## PROVIDED DATA
#####
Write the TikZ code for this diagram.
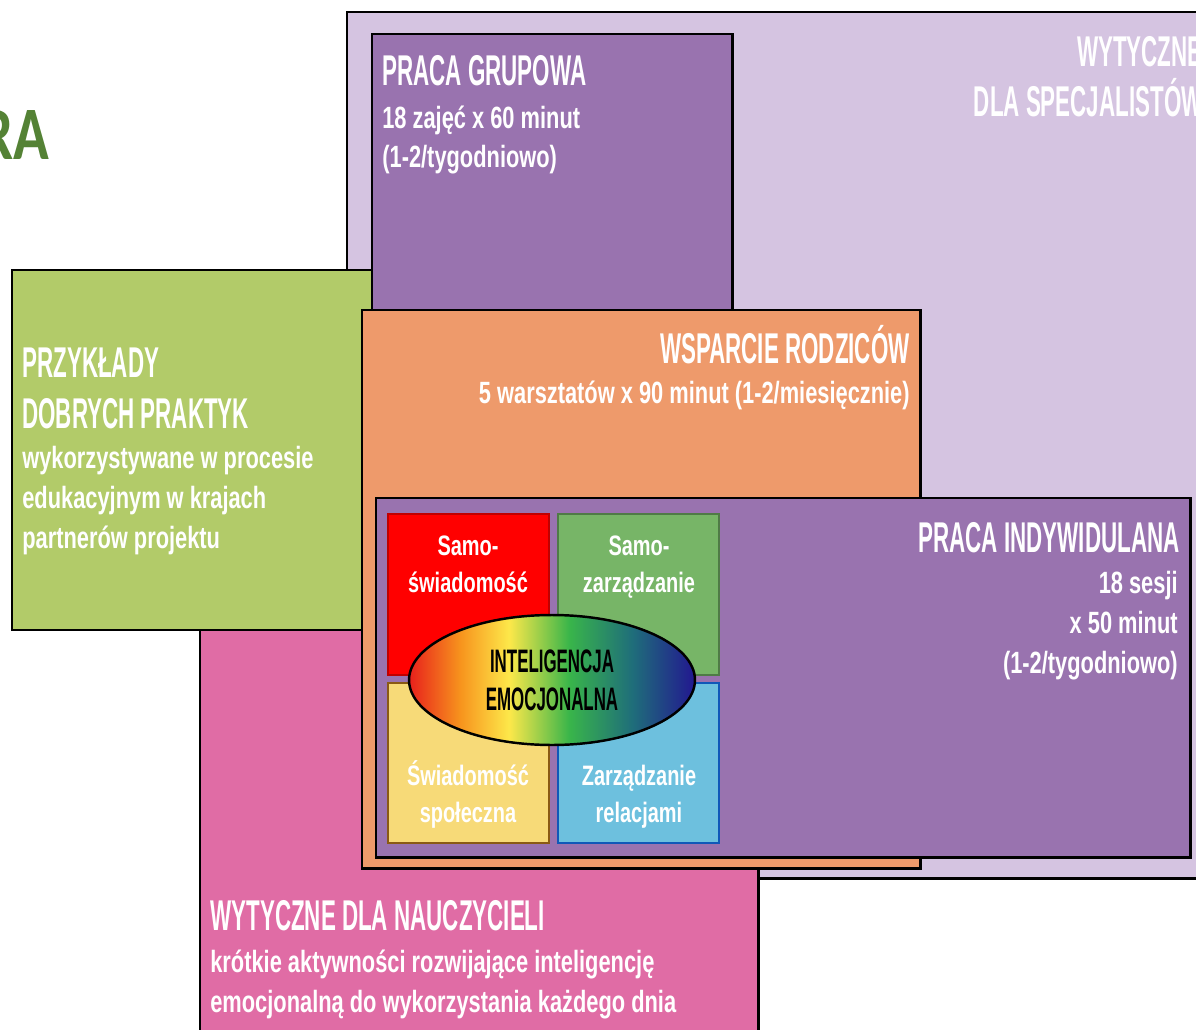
\documentclass[tikz,border=0pt]{standalone}
\usepackage{fontspec}
\usetikzlibrary{shapes.geometric}
\setmainfont{Liberation Sans}
\newfontfamily\titlefont{Liberation Sans}[FakeStretch=0.52]
\newfontfamily\bodyfont{Liberation Sans}[FakeStretch=0.71]
\newfontfamily\headfont{Carlito}[FakeStretch=0.78]
\definecolor{lilacbg}{HTML}{D5C4E1}
\definecolor{purplebox}{HTML}{9973AF}
\definecolor{greenbox}{HTML}{B2CB69}
\definecolor{pinkbox}{HTML}{E06CA5}
\definecolor{orangebox}{HTML}{EE9A6B}
\definecolor{redq}{HTML}{FF0000}
\definecolor{redqline}{HTML}{C00000}
\definecolor{greenq}{HTML}{77B567}
\definecolor{greenqline}{HTML}{4F7B46}
\definecolor{yellowq}{HTML}{F7DA78}
\definecolor{yellowqline}{HTML}{8A5A14}
\definecolor{blueq}{HTML}{6DC0DE}
\definecolor{blueqline}{HTML}{1058B8}
\definecolor{ragreen}{HTML}{548235}
\definecolor{eired}{HTML}{E8201C}
\definecolor{eiorange}{HTML}{F7941D}
\definecolor{eiyellow}{HTML}{FDE84A}
\definecolor{eigreen}{HTML}{39B54A}
\definecolor{eiteal}{HTML}{1F6E7A}
\definecolor{eiblue}{HTML}{221790}
\pgfdeclarehorizontalshading{eirainbow}{100bp}{color(0bp)=(eired); color(25bp)=(eired); color(34bp)=(eiorange); color(42.5bp)=(eiyellow); color(53bp)=(eigreen); color(64bp)=(eiteal); color(75bp)=(eiblue); color(100bp)=(eiblue)}
\begin{document}
\begin{tikzpicture}[x=0.02cm, y=-0.02cm,
    panel/.style={draw=black, line width=1.7pt},
    quad/.style={line width=1.2pt},
    headtext/.style={font=\titlefont\bfseries\fontsize{24.5}{29}\selectfont, text=white, inner sep=0pt},
    bodytext/.style={font=\bodyfont\bfseries\fontsize{17.5}{22.6}\selectfont, text=white, inner sep=0pt},
    quadtext/.style={font=\bodyfont\bfseries\fontsize{16}{21}\selectfont, text=white, inner sep=0pt, align=center}]
\useasboundingbox (0,0) rectangle (1196,1030);
% Heading cut off on the left
              \node[font=\headfont\bfseries\fontsize{43}{43}\selectfont, text=ragreen, anchor=base east, inner sep=0pt] (headpart) at (50,160) {RA};
% Guidelines for specialists, in the back
              \draw[panel, fill=lilacbg] (347,12) rectangle (1215,878);
              \node[headtext, align=right, anchor=base east] (spectitle) at (1203,117) {WYTYCZNE\\DLA SPECJALISTÓW};
% Group work
              \draw[panel, fill=purplebox] (372,34) rectangle (732,330);
              \node[headtext, anchor=base west] (grouptitle) at (382,86) {PRACA GRUPOWA};
              \node[bodytext, align=left, anchor=base west] (groupinfo) at (382,168) {18 zajęć x 60 minut\\(1-2/tygodniowo)};
% Guidelines for teachers
              \draw[panel, fill=pinkbox] (200,600) rectangle (758,1045);
              \node[headtext, anchor=base west] (teachtitle) at (210,930) {WYTYCZNE DLA NAUCZYCIELI};
              \node[bodytext, align=left, anchor=base west] (teachinfo) at (210,1012) {krótkie aktywności rozwijające inteligencję\\emocjonalną do wykorzystania każdego dnia};
% Good practices
              \draw[panel, fill=greenbox] (12,270) rectangle (372,630);
              \node[headtext, align=left, anchor=base west] (practicetitle) at (22,428) {PRZYKŁADY\\DOBRYCH PRAKTYK};
              \node[bodytext, align=left, anchor=base west] (practiceinfo) at (22,548) {wykorzystywane w procesie\\edukacyjnym w krajach\\partnerów projektu};
% Parents support
              \draw[panel, fill=orangebox] (362,310) rectangle (920,868);
              \node[headtext, anchor=base east] (parenttitle) at (910,363) {WSPARCIE RODZICÓW};
              \node[bodytext, anchor=base east] (parentinfo) at (910,403) {5 warsztatów x 90 minut (1-2/miesięcznie)};
% Individual work
              \draw[panel, fill=purplebox] (376,498) rectangle (1190,857);
              \node[headtext, anchor=base east] (indivtitle) at (1180,552) {PRACA INDYWIDULANA};
              \node[bodytext, align=right, anchor=base east] (indivinfo) at (1178,673) {18 sesji\\x 50 minut\\(1-2/tygodniowo)};
% Four squares
              \draw[quad, fill=redq, draw=redqline] (388,514) rectangle (549,675);
              \draw[quad, fill=greenq, draw=greenqline] (558,514) rectangle (719,675);
              \draw[quad, fill=yellowq, draw=yellowqline] (388,683) rectangle (549,843);
              \draw[quad, fill=blueq, draw=blueqline] (558,683) rectangle (719,843);
              \node[quadtext, anchor=base] (selfaware) at (468,592) {Samo-\\świadomość};
              \node[quadtext, anchor=base] (selfmanage) at (639,592) {Samo-\\zarządzanie};
              \node[quadtext, anchor=base] (socialaware) at (468,822) {Świadomość\\społeczna};
              \node[quadtext, anchor=base] (relations) at (639,822) {Zarządzanie\\relacjami};
% Ellipse in the middle
              \node[ellipse, draw=black, line width=1.4pt, shade, shading=eirainbow, minimum width=5.72cm, minimum height=2.6cm, inner sep=0pt, align=center, font=\titlefont\bfseries\fontsize{18.5}{21.6}\selectfont] (eicore) at (552,680) {INTELIGENCJA\\EMOCJONALNA};
\end{tikzpicture}
\end{document}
#####
## WRITTEN TASK
Reproduce every line precisely as given, omitting all pictures.

## COMPLETE ANSWER
Write the TikZ code for this diagram.
\documentclass[tikz,border=0pt]{standalone}
\usepackage{fontspec}
\usetikzlibrary{shapes.geometric}
\setmainfont{Liberation Sans}
\newfontfamily\titlefont{Liberation Sans}[FakeStretch=0.52]
\newfontfamily\bodyfont{Liberation Sans}[FakeStretch=0.71]
\newfontfamily\headfont{Carlito}[FakeStretch=0.78]
\definecolor{lilacbg}{HTML}{D5C4E1}
\definecolor{purplebox}{HTML}{9973AF}
\definecolor{greenbox}{HTML}{B2CB69}
\definecolor{pinkbox}{HTML}{E06CA5}
\definecolor{orangebox}{HTML}{EE9A6B}
\definecolor{redq}{HTML}{FF0000}
\definecolor{redqline}{HTML}{C00000}
\definecolor{greenq}{HTML}{77B567}
\definecolor{greenqline}{HTML}{4F7B46}
\definecolor{yellowq}{HTML}{F7DA78}
\definecolor{yellowqline}{HTML}{8A5A14}
\definecolor{blueq}{HTML}{6DC0DE}
\definecolor{blueqline}{HTML}{1058B8}
\definecolor{ragreen}{HTML}{548235}
\definecolor{eired}{HTML}{E8201C}
\definecolor{eiorange}{HTML}{F7941D}
\definecolor{eiyellow}{HTML}{FDE84A}
\definecolor{eigreen}{HTML}{39B54A}
\definecolor{eiteal}{HTML}{1F6E7A}
\definecolor{eiblue}{HTML}{221790}
\pgfdeclarehorizontalshading{eirainbow}{100bp}{color(0bp)=(eired); color(25bp)=(eired); color(34bp)=(eiorange); color(42.5bp)=(eiyellow); color(53bp)=(eigreen); color(64bp)=(eiteal); color(75bp)=(eiblue); color(100bp)=(eiblue)}
\begin{document}
\begin{tikzpicture}[x=0.02cm, y=-0.02cm,
    panel/.style={draw=black, line width=1.7pt},
    quad/.style={line width=1.2pt},
    headtext/.style={font=\titlefont\bfseries\fontsize{24.5}{29}\selectfont, text=white, inner sep=0pt},
    bodytext/.style={font=\bodyfont\bfseries\fontsize{17.5}{22.6}\selectfont, text=white, inner sep=0pt},
    quadtext/.style={font=\bodyfont\bfseries\fontsize{16}{21}\selectfont, text=white, inner sep=0pt, align=center}]
\useasboundingbox (0,0) rectangle (1196,1030);
% Heading cut off on the left
              \node[font=\headfont\bfseries\fontsize{43}{43}\selectfont, text=ragreen, anchor=base east, inner sep=0pt] (headpart) at (50,160) {RA};
% Guidelines for specialists, in the back
              \draw[panel, fill=lilacbg] (347,12) rectangle (1215,878);
              \node[headtext, align=right, anchor=base east] (spectitle) at (1203,117) {WYTYCZNE\\DLA SPECJALISTÓW};
% Group work
              \draw[panel, fill=purplebox] (372,34) rectangle (732,330);
              \node[headtext, anchor=base west] (grouptitle) at (382,86) {PRACA GRUPOWA};
              \node[bodytext, align=left, anchor=base west] (groupinfo) at (382,168) {18 zajęć x 60 minut\\(1-2/tygodniowo)};
% Guidelines for teachers
              \draw[panel, fill=pinkbox] (200,600) rectangle (758,1045);
              \node[headtext, anchor=base west] (teachtitle) at (210,930) {WYTYCZNE DLA NAUCZYCIELI};
              \node[bodytext, align=left, anchor=base west] (teachinfo) at (210,1012) {krótkie aktywności rozwijające inteligencję\\emocjonalną do wykorzystania każdego dnia};
% Good practices
              \draw[panel, fill=greenbox] (12,270) rectangle (372,630);
              \node[headtext, align=left, anchor=base west] (practicetitle) at (22,428) {PRZYKŁADY\\DOBRYCH PRAKTYK};
              \node[bodytext, align=left, anchor=base west] (practiceinfo) at (22,548) {wykorzystywane w procesie\\edukacyjnym w krajach\\partnerów projektu};
% Parents support
              \draw[panel, fill=orangebox] (362,310) rectangle (920,868);
              \node[headtext, anchor=base east] (parenttitle) at (910,363) {WSPARCIE RODZICÓW};
              \node[bodytext, anchor=base east] (parentinfo) at (910,403) {5 warsztatów x 90 minut (1-2/miesięcznie)};
% Individual work
              \draw[panel, fill=purplebox] (376,498) rectangle (1190,857);
              \node[headtext, anchor=base east] (indivtitle) at (1180,552) {PRACA INDYWIDULANA};
              \node[bodytext, align=right, anchor=base east] (indivinfo) at (1178,673) {18 sesji\\x 50 minut\\(1-2/tygodniowo)};
% Four squares
              \draw[quad, fill=redq, draw=redqline] (388,514) rectangle (549,675);
              \draw[quad, fill=greenq, draw=greenqline] (558,514) rectangle (719,675);
              \draw[quad, fill=yellowq, draw=yellowqline] (388,683) rectangle (549,843);
              \draw[quad, fill=blueq, draw=blueqline] (558,683) rectangle (719,843);
              \node[quadtext, anchor=base] (selfaware) at (468,592) {Samo-\\świadomość};
              \node[quadtext, anchor=base] (selfmanage) at (639,592) {Samo-\\zarządzanie};
              \node[quadtext, anchor=base] (socialaware) at (468,822) {Świadomość\\społeczna};
              \node[quadtext, anchor=base] (relations) at (639,822) {Zarządzanie\\relacjami};
% Ellipse in the middle
              \node[ellipse, draw=black, line width=1.4pt, shade, shading=eirainbow, minimum width=5.72cm, minimum height=2.6cm, inner sep=0pt, align=center, font=\titlefont\bfseries\fontsize{18.5}{21.6}\selectfont] (eicore) at (552,680) {INTELIGENCJA\\EMOCJONALNA};
\end{tikzpicture}
\end{document}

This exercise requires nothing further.